Prometi há semanas aos meus leitores fazer um texto sobre o que previsivelmente acontecerá na política portuguesa depois de 10 de março.
E na semana passada escrevi que a AD deverá ganhar as eleições, por uma razão ‘histórica’: nenhum partido cujo líder renunciou, se demitiu ou foi demitido de primeiro-ministro conseguiu vencer as eleições seguintes: o PSD perdeu depois da saída de Cavaco Silva, o PS perdeu depois da demissão de António Guterres, o PSD perdeu depois de Santana Lopes ter sido demitido, o PS perdeu depois da demissão de José Sócrates.
Desenvolvamos, pois, o cenário de uma previsível vitória da AD.
Tendo Pedro Nuno Santos dito – embora de forma confusa e atabalhoada, em três declarações diferentes sobre o mesmo assunto – que não obstaculizará um Governo da AD se a direita tiver mais votos do que a esquerda, o apoio do Chega não será necessário para esse Governo passar.
Com os votos a favor do PSD e do CDS, se o PS se abstiver, o Executivo de Montenegro será viabilizado – mesmo que o BE, o Livre, o PCP e o Chega se juntem para votar contra.
Nem a Iniciativa Liberal será necessária para esta solução – embora seja plausível um posterior acordo de Governo entre o PSD, o CDS e a IL, para reforço da maioria e dar ao Executivo uma imagem mais jovem, urbana e inovadora.
Sabendo-se que o PSD perdeu eleitorado jovem e urbano, a entrada da IL no Governo poderá compensar um pouco esse défice.
André Ventura tem feito muita força para participar numa plataforma de acordo que envolvesse também o Chega, mas tal não acontecerá. Nem o Chega teria vantagem nisso.
Toda a afirmação deste partido e do seu líder tem sido feita através do protesto, da indignação, do ataque político, e caso o Chega passasse a fazer parte do ‘sistema’ perderia todo o appeal.
Ou então tornar-se-ia um permanente fator de instabilidade, ficando com um pé no Governo e outro fora, com Ventura a criticar certas opções governativas e a fazer propostas inaceitáveis pelos outros parceiros, para não perder o protagonismo.
Por mais esforços que façamos, é difícil ver André Ventura no papel de homem bem comportado, a respeitar obedientemente a disciplina de voto.
E se o fizesse condenava-se a si próprio.
Mas atenção: ficando fora do Governo, André Ventura também não poderá votar sempre contra a maioria governamental.
E porquê?
Porque Pedro Nuno Santos prometeu que não inviabilizaria à partida um Governo de direita – mas não prometeu mais do que isso.

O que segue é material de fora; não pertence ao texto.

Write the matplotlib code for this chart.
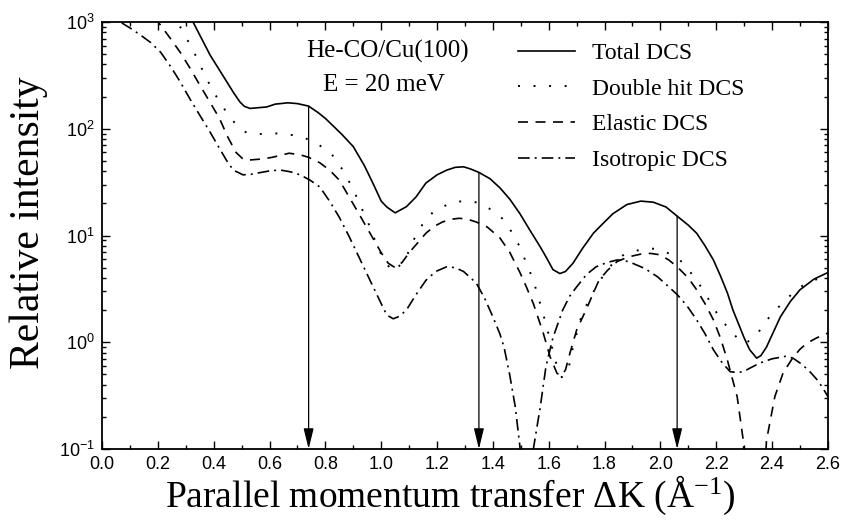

O Partido Socialista não será nunca uma muleta da AD.
Assim, se o Chega se juntar a ele para votar repetidamente contra o Governo, constituir-se-á uma ‘maioria negativa’ que, na prática, impedirá o Governo de governar (e, a prazo, o fará cair).
Mas, nesta hipótese, os dois partidos seriam fortemente penalizados, sobretudo o Chega.
Se se juntasse ao PS para derrubar um Governo de direita, o Chega cairia a pique.
Recordo o Executivo minoritário de Cavaco Silva em 1985, que enfrentou uma maioria hostil formada pelo PS e pelo PRD – e cuja queda determinou o fim deste partido e a primeira maioria absoluta do PSD.
Agora poderia acontecer o mesmo.
Tendo em conta o que ficou escrito, é de prever que, depois de 10 de março, o PS será o principal partido da oposição, e o Chega será o ‘fiel da balança’ do sistema.
André Ventura poderá fazer maioria quer com a AD quer com o PS, e nele estarão por isso focadas todas as atenções.
Para Ventura, será a prova definitiva.
Se for um simples troublemaker, perderá a sua oportunidade e comprometerá o seu futuro político.
Se, pelo contrário, conseguir jogar com isso para levar a água ao seu moinho, para levar o país para onde mais lhe convenha, aprovando certas leis e chumbando outras, reforçando a tendência conservadora e bloqueando as propostas radicais das esquerdas, poderá aumentar o seu capital político, fortalecer a sua imagem e surgir no futuro como um candidato plausível a um lugar no Executivo.
Mas isso exigirá muita cabecinha, muito talento e muito tato.
Que teoricamente não faltarão a Ventura.
A inteligência emocional é que o poderá trair.